Le famiglie attraverso il nostro giornale interrogano i professori e la preside Patrizia Chelini (che contattata da Ilfattoquotidiano.it non ha voluto parlare): “Perché nessuno ci ha mai detto prima di queste criticità? Perché nessuno ha mai chiesto a studentesse e studenti, o alle famiglie, se fossero soddisfatti del progetto, e la decisione è stata presa senza alcun coinvolgimento, e senza neanche fornire una spiegazione ufficiale pubblica”. Non solo. Mamme e papà sono davvero infuriati e ritengono di essere stati messi a tacere, ingiustamente, dal collegio docenti: “In questo processo poi, quasi la metà dei docenti si è espressa a favore della prosecuzione del progetto, che è stato invece interrotto per una maggioranza ottenuta con un solo voto di scarto. Sarebbe importante invece che ci fosse una nuova riflessione del collegio per due motivi. Anzitutto questa spaccatura non fa bene in primis al corpo docente, sia per l’atmosfera interna all’Istituto che per l’immagine che viene restituita all’esterno; in secondo luogo, proprio perché il liceo Morgagni ha una offerta didattica che va oltre questo progetto, non capiamo perché diminuirla. In un momento molto delicato come questo, sottolineato continuamente da fatti di cronaca e ricerche sociali e scientifiche, infatti, la classe delle responsabilità ha un approccio di accoglienza e inclusione che risponde proprio alla crescente esigenza degli adolescenti non solo del nostro quartiere, ma italiani”.

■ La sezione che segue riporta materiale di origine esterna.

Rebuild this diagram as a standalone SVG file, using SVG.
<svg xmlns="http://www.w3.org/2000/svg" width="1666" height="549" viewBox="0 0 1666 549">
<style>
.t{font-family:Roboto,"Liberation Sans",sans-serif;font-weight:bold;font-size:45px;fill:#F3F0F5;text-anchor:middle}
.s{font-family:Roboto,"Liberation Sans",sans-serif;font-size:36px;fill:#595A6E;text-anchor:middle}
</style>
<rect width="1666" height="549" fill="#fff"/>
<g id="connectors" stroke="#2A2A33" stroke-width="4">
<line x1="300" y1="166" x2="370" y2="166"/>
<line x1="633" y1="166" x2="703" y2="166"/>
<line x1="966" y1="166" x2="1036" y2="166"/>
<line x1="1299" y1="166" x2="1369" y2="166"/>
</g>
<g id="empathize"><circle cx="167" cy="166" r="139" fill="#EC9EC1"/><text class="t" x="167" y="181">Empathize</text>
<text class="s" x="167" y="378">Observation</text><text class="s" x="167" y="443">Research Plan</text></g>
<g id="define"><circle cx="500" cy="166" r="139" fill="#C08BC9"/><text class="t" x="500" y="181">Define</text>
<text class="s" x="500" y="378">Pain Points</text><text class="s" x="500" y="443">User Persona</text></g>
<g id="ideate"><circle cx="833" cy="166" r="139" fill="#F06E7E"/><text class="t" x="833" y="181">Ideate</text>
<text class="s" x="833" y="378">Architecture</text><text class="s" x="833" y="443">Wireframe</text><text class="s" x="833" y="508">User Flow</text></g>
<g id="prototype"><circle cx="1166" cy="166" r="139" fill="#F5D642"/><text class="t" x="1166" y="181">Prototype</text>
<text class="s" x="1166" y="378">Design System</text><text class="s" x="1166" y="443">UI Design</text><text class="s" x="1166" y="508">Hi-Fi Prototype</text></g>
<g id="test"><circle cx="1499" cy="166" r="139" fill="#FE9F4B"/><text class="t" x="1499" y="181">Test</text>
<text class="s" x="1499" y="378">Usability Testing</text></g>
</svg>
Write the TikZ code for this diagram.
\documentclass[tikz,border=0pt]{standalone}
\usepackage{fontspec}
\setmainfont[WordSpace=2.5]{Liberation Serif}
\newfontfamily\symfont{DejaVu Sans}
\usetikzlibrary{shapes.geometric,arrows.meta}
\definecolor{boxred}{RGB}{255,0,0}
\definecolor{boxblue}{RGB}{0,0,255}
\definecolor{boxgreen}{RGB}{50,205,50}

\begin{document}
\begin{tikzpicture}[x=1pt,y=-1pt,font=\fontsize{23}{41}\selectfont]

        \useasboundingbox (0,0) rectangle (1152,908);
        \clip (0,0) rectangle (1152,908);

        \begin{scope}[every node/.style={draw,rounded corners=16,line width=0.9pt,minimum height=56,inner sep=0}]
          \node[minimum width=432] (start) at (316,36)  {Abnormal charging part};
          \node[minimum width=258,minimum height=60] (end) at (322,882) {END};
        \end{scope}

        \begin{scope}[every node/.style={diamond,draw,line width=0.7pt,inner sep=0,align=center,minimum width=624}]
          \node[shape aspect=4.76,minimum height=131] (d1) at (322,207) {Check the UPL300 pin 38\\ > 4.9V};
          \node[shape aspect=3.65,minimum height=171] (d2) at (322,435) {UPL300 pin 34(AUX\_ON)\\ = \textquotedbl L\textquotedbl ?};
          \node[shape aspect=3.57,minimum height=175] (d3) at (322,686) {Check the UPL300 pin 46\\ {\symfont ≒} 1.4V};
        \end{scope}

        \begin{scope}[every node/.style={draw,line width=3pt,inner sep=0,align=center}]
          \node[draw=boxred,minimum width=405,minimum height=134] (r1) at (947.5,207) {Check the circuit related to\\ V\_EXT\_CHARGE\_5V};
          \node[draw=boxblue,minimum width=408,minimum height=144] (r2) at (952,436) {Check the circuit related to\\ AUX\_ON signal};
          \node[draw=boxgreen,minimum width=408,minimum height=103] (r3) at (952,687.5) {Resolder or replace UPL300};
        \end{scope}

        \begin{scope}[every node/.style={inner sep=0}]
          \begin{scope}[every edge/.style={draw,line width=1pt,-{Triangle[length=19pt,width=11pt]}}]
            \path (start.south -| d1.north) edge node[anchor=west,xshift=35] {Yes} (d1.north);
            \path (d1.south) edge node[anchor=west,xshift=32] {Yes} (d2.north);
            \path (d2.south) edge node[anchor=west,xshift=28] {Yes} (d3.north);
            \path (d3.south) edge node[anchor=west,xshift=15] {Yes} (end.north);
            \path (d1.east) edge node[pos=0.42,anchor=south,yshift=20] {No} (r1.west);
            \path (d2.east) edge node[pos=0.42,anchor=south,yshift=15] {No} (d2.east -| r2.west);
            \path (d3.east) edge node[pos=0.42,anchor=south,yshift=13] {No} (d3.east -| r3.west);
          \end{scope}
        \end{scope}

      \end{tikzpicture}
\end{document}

Intanto, cinquanta docenti hanno pubblicato sul sito della scuola una missiva in cui difendono a spada tratta la loro scelta: “Crediamo nella valutazione numerica perché le tappe di un cammino sono segnate da numeri che indicano i chilometri fatti e quelli ancora da fare, e spesso aiutano gli alunni a capire in che modo costruire il proprio percorso di consapevolezza e di acquisizione di competenze e di saperi. Perché questa parola fa tanta paura? Perché la scuola dovrebbe diventare solo il luogo in cui bisogna dare pochi compiti ed evitare lo stress, anziché essere un laboratorio in cui imparare ad orientarsi nella vita ed alimentare una cultura alternativa a quella che ci vuole imporre la società di massa?”. Parole che non sono state apprezzate dai genitori: “Nella lettera, anonima, non c’è alcuna motivazione relativa alla chiusura della sezione. Perché?”.

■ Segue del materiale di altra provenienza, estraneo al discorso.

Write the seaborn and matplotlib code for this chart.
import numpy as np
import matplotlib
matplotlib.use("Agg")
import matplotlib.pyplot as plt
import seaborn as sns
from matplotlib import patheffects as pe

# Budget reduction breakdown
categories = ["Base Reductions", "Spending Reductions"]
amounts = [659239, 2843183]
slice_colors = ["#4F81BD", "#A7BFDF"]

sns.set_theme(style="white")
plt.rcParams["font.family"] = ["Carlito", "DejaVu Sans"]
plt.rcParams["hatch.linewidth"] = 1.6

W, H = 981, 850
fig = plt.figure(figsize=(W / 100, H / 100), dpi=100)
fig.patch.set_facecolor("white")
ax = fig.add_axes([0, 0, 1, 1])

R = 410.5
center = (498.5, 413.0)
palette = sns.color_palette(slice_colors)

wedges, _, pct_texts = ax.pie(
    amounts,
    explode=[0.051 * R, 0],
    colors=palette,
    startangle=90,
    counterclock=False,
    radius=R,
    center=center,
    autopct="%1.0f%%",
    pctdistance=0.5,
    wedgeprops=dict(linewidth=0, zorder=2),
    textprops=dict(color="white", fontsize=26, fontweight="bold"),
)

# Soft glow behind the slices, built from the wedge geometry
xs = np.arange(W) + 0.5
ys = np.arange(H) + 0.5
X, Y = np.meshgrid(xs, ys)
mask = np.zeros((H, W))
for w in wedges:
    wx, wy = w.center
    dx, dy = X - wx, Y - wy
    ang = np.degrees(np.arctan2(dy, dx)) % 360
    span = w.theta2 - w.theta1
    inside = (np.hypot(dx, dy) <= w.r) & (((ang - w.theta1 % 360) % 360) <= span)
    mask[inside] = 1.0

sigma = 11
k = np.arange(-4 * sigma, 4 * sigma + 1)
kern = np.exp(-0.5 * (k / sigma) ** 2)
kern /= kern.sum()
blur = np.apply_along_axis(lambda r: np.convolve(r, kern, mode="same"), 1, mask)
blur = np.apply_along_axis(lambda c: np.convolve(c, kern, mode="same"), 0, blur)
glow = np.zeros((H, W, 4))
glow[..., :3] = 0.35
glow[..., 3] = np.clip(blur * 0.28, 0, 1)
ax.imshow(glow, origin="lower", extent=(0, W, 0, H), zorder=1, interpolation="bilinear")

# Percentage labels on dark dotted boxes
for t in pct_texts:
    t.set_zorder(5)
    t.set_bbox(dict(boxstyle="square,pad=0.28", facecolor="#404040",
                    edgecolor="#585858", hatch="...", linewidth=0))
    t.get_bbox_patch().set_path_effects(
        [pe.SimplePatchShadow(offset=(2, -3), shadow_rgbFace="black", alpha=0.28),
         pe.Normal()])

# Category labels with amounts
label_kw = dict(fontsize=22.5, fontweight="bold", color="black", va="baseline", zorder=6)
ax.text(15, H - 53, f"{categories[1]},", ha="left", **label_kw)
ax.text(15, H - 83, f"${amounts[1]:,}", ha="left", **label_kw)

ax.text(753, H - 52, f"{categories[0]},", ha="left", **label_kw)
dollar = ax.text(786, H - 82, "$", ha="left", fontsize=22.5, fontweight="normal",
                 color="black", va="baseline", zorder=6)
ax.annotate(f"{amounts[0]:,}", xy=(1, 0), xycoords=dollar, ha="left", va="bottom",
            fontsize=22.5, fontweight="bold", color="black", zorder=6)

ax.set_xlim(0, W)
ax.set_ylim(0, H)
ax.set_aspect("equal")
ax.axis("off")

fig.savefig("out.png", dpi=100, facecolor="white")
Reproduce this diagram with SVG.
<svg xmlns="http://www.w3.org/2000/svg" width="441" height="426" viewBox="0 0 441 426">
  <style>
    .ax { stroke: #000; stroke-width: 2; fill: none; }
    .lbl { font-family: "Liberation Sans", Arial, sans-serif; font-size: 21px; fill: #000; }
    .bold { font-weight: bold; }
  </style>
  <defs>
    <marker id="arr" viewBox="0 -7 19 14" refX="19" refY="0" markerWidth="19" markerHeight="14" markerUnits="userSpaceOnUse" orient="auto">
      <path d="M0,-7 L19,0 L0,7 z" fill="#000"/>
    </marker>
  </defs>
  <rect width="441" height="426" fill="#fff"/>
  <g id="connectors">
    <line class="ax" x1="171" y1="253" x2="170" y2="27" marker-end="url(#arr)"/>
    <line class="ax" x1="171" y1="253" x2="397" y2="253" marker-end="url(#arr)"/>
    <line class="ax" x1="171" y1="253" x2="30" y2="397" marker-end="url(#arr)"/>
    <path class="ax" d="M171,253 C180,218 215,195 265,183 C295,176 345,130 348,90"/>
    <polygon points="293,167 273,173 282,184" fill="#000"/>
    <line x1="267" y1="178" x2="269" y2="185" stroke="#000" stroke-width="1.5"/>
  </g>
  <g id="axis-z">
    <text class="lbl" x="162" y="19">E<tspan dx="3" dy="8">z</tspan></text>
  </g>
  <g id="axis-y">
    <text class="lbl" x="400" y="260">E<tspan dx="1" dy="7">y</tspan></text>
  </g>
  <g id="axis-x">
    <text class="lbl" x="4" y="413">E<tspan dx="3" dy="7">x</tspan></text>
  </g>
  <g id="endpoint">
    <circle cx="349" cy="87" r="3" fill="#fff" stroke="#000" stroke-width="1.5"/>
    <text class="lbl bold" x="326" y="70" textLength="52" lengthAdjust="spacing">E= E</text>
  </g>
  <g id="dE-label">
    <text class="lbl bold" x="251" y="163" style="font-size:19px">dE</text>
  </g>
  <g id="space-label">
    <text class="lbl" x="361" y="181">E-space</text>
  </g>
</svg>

A metterci la faccia è soprattutto Claudia Arletti, rappresentante dei genitori in consiglio d’istituto fino allo scorso anno scolastico quando suo figlio ha terminato il corso proprio frequentando cinque anni della famosa sezione G. È lei a ricostruire la storia di questa sperimentazione: “All’inizio si entrava per sorteggio poi si è aperta la possibilità di frequentare quella classe solo su richiesta. Da quel momento tante famiglie che non cercavano una scuola performante ma accogliente, hanno scelto la sperimentazione. Ciò ha comportato che in un’aula ci fossero anche sette/otto alunni con bisogni educativi speciali (Bes). La situazione a quel punto si è fatta più complicata. Ci son sempre stati docenti che non hanno mai accettato di buon grado di seguire il metodo”.

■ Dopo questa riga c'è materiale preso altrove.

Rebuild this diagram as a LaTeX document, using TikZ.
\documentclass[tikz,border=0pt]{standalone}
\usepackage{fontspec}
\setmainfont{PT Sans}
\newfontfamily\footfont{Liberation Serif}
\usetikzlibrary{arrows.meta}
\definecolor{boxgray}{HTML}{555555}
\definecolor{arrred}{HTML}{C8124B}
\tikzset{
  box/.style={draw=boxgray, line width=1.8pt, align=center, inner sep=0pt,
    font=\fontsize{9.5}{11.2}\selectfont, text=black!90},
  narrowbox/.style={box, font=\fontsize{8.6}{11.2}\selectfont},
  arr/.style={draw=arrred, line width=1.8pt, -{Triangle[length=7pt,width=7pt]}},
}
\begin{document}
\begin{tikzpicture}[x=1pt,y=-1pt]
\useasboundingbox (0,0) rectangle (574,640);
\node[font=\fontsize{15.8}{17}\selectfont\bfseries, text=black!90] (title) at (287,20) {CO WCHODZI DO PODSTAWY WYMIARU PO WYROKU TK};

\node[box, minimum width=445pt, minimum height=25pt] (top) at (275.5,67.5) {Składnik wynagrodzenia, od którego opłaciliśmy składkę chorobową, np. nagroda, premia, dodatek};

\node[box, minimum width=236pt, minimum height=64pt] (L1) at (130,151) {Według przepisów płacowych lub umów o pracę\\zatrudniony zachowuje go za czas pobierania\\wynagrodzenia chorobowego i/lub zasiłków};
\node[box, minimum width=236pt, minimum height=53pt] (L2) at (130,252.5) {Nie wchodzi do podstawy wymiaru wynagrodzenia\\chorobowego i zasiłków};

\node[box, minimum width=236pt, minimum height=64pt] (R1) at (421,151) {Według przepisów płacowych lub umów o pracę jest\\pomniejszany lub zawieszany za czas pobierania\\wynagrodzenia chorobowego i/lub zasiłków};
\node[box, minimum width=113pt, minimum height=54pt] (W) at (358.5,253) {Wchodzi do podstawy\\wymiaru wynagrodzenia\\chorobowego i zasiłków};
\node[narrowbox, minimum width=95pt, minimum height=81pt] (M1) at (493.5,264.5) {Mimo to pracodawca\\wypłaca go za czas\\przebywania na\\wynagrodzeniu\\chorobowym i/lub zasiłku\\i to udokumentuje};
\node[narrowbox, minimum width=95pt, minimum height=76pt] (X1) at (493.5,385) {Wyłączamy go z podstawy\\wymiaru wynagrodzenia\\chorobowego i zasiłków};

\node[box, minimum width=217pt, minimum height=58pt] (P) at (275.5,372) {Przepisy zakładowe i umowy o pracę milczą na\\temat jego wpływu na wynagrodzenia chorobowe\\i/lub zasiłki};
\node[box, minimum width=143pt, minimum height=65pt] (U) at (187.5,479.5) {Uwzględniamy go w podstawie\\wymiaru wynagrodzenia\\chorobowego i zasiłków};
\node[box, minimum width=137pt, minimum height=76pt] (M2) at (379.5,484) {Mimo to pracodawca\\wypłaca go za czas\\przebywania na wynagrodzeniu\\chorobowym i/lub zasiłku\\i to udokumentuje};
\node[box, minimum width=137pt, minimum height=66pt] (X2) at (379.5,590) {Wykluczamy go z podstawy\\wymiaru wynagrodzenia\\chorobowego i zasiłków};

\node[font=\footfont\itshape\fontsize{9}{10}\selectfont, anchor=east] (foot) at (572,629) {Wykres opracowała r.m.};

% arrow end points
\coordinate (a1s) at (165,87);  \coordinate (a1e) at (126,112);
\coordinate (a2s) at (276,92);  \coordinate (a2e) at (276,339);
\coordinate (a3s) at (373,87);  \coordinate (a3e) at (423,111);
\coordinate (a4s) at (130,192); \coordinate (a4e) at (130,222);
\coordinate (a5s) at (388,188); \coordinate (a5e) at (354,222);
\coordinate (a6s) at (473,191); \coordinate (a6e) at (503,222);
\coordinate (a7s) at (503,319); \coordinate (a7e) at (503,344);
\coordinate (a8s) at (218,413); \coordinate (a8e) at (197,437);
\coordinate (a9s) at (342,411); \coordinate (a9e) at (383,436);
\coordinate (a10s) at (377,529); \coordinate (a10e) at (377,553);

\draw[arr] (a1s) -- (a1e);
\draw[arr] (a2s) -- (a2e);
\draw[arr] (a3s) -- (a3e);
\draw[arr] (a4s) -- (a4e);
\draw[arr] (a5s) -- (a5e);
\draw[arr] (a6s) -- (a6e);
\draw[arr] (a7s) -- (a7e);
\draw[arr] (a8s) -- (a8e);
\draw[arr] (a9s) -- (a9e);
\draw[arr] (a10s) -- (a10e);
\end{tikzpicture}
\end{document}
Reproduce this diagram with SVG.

Arletti, tuttavia, era felice della decisione presa. Suo figlio a scuola aveva ottimi risultati alle medie ma la decisione di andare nella G è stata “politica” come spiega al FattoQuotidiano.it: “Non volevo una scuola Ottocentesca dove venissero calcolati al millesimo i risultati. Ora hanno decretato la morte di una sperimentazione senza mai avviare un confronto con genitori e studenti. Diciamo la verità: al Morgagni c’è da tempo un clima molto confuso, di attriti, di scontri sotterranei. Molti docenti sono convinti che “i genitori devono stare al loro posto”, ci veniva detto chiaramente in Consiglio d’Istituto. Dovevamo ricordare loro i decreti delegati che prevedono la nostra partecipazione. Ora spero in una mobilitazione dei ragazzi e delle famiglie”.